## REQUIREMENT:
Retype every line from the start of the data down to and including the line with "Chart.register(...registerables);". Skip the pictures.

— begin MATERIAL PROVIDED —

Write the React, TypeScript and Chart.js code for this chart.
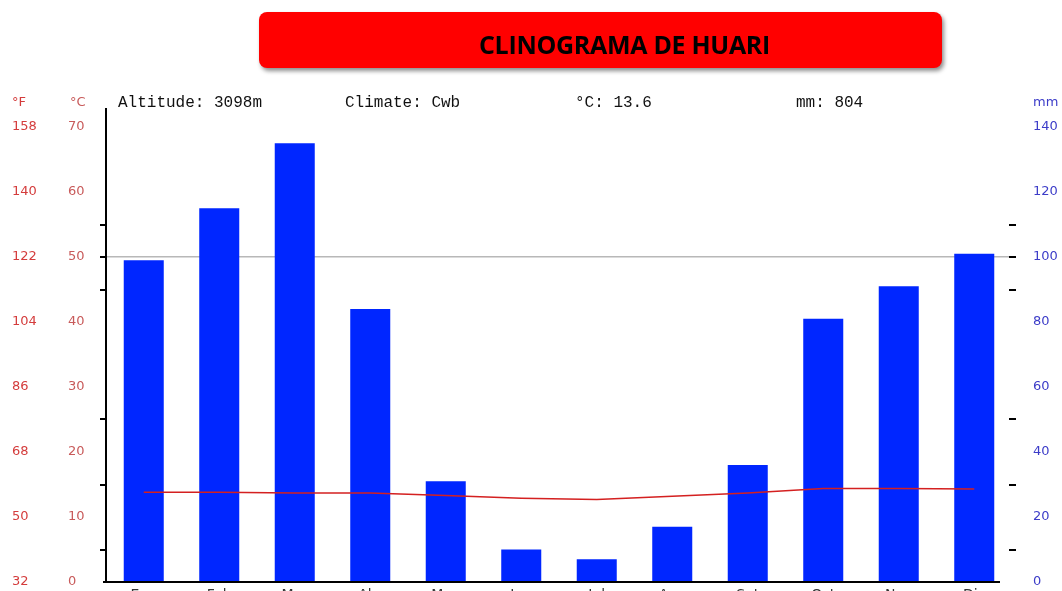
import React, { useEffect, useRef } from "react";
import { Chart, registerables } from "chart.js";

Chart.register(...registerables);

const months = ["Ene", "Feb", "Mar", "Abr", "May", "Jun", "Jul", "Ago", "Set", "Oct", "Nov", "Dic"];
const precipitationMm = [99, 115, 135, 84, 31, 10, 7, 17, 36, 81, 91, 101];
const temperatureC = [13.8, 13.8, 13.7, 13.7, 13.3, 12.9, 12.7, 13.2, 13.7, 14.4, 14.4, 14.3];
const fahrenheitTicks = [32, 50, 68, 86, 104, 122, 140, 158];
const headerTexts = ["Altitude: 3098m", "Climate: Cwb", "°C: 13.6", "mm: 804"];
const titleText = "CLINOGRAMA DE HUARI";

const W = 1062;
const H = 620;

const decorPlugin = {
  id: "decor",
  afterDraw(chart: any) {
    const ctx = chart.ctx as CanvasRenderingContext2D;
    const yC = chart.scales.y;
    const yMm = chart.scales.y2;
    const area = chart.chartArea;
    ctx.save();
    ctx.strokeStyle = "#000";
    ctx.lineWidth = 2;
    ctx.beginPath();
    ctx.moveTo(area.left, 108);
    ctx.lineTo(area.left, area.bottom + 1);
    ctx.moveTo(area.left - 3, area.bottom);
    ctx.lineTo(1000, area.bottom);
    ctx.stroke();
    ctx.beginPath();
    [5, 15, 25, 45, 50, 55].forEach((v) => {
      const y = Math.round(yC.getPixelForValue(v));
      ctx.moveTo(area.left - 6, y);
      ctx.lineTo(area.left, y);
    });
    [10, 30, 50, 90, 100, 110].forEach((v) => {
      const y = Math.round(yMm.getPixelForValue(v));
      ctx.moveTo(area.right - 3, y);
      ctx.lineTo(area.right + 4, y);
    });
    ctx.stroke();
    ctx.textBaseline = "middle";
    ctx.font = "13px 'DejaVu Sans'";
    ctx.fillStyle = "#d43c3c";
    ctx.fillText("°F", 12, 103);
    ctx.fillStyle = "#c85a5a";
    ctx.fillText("°C", 70, 103);
    ctx.fillStyle = "#3c3cc8";
    ctx.fillText("mm", 1033, 103);
    ctx.fillStyle = "#111";
    ctx.font = "16px 'Liberation Mono'";
    const xs = [118, 345, 575, 796];
    headerTexts.forEach((t, i) => ctx.fillText(t, xs[i], 103));
    ctx.restore();
  },
};

export default function App() {
  const ref = useRef<HTMLCanvasElement>(null);
  useEffect(() => {
    if (!ref.current) return;
    const chart = new Chart(ref.current, {
      type: "bar",
      data: {
        labels: months,
        datasets: [
          {
            type: "line",
            data: temperatureC,
            yAxisID: "y",
            borderColor: "#d42020",
            borderWidth: 1.5,
            pointRadius: 0,
            tension: 0,
            order: 0,
          } as any,
          {
            type: "bar",
            data: precipitationMm,
            yAxisID: "y2",
            backgroundColor: "#0026ff",
            barPercentage: 0.53,
            categoryPercentage: 1,
            order: 1,
          },
        ],
      },
      plugins: [decorPlugin],
      options: {
        responsive: false,
        animation: false,
        devicePixelRatio: 1,
        layout: { padding: { top: 127, left: 12, right: 0, bottom: 0 } },
        plugins: { legend: { display: false }, tooltip: { enabled: false }, title: { display: false } },
        scales: {
          x: {
            type: "category",
            offset: true,
            grid: { display: false, drawTicks: false },
            border: { display: false },
            ticks: { color: "#333", font: { family: "DejaVu Sans", size: 14 }, padding: 5, maxRotation: 0, autoSkip: false },
            afterFit: (s: any) => { s.height = 38; },
          },
          y: {
            type: "linear",
            position: "left",
            min: 0,
            max: 70,
            grid: {
              drawTicks: false,
              color: (c: any) => (c.tick && c.tick.value === 50 ? "#b8b8b8" : "rgba(0,0,0,0)"),
              lineWidth: 1.5,
            },
            border: { display: false },
            ticks: { stepSize: 10, color: "#c85a5a", crossAlign: "far", font: { family: "DejaVu Sans", size: 13 } },
            afterFit: (s: any) => { s.width = 38; },
          },
          yF: {
            type: "linear",
            position: "left",
            min: 32,
            max: 158,
            grid: { display: false, drawTicks: false },
            border: { display: false },
            ticks: { stepSize: 18, color: "#d43c3c", crossAlign: "far", font: { family: "DejaVu Sans", size: 13 } },
            afterBuildTicks: (s: any) => {
              s.ticks = fahrenheitTicks.map((v) => ({ value: v }));
            },
            afterFit: (s: any) => { s.width = 56; },
          },
          y2: {
            type: "linear",
            position: "right",
            min: 0,
            max: 140,
            grid: { display: false, drawTicks: false },
            border: { display: false },
            ticks: { stepSize: 20, color: "#3c3cc8", padding: 21, crossAlign: "near", font: { family: "DejaVu Sans", size: 13 } },
            afterFit: (s: any) => { s.width = 50; },
          },
        },
      } as any,
    });
    return () => chart.destroy();
  }, []);

  return (
    <div style={{ position: "fixed", left: 0, top: 0, width: W, height: 591, overflow: "hidden", background: "#fff" }}>
      <canvas ref={ref} width={W} height={H} style={{ position: "absolute", left: 0, top: 0, width: W, height: H }} />
      <div
        style={{
          position: "absolute",
          left: 259,
          top: 12,
          width: 683,
          height: 56,
          background: "#ff0000",
          borderRadius: 8,
          boxShadow: "2px 3px 4px rgba(0,0,0,0.45)",
          display: "flex",
          alignItems: "center",
          justifyContent: "center",
          paddingLeft: 48,
          paddingTop: 8,
          boxSizing: "border-box",
          fontFamily: "'Open Sans', sans-serif",
          fontWeight: 700,
          fontSize: 25,
          letterSpacing: -0.3,
          color: "#000",
        }}
      >
        {titleText}
      </div>
    </div>
  );
}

— end MATERIAL PROVIDED —

## RESPONSE FOR THIS EXERCISE:
Write the React, TypeScript and Chart.js code for this chart.
import React, { useEffect, useRef } from "react";
import { Chart, registerables } from "chart.js";

Chart.register(...registerables);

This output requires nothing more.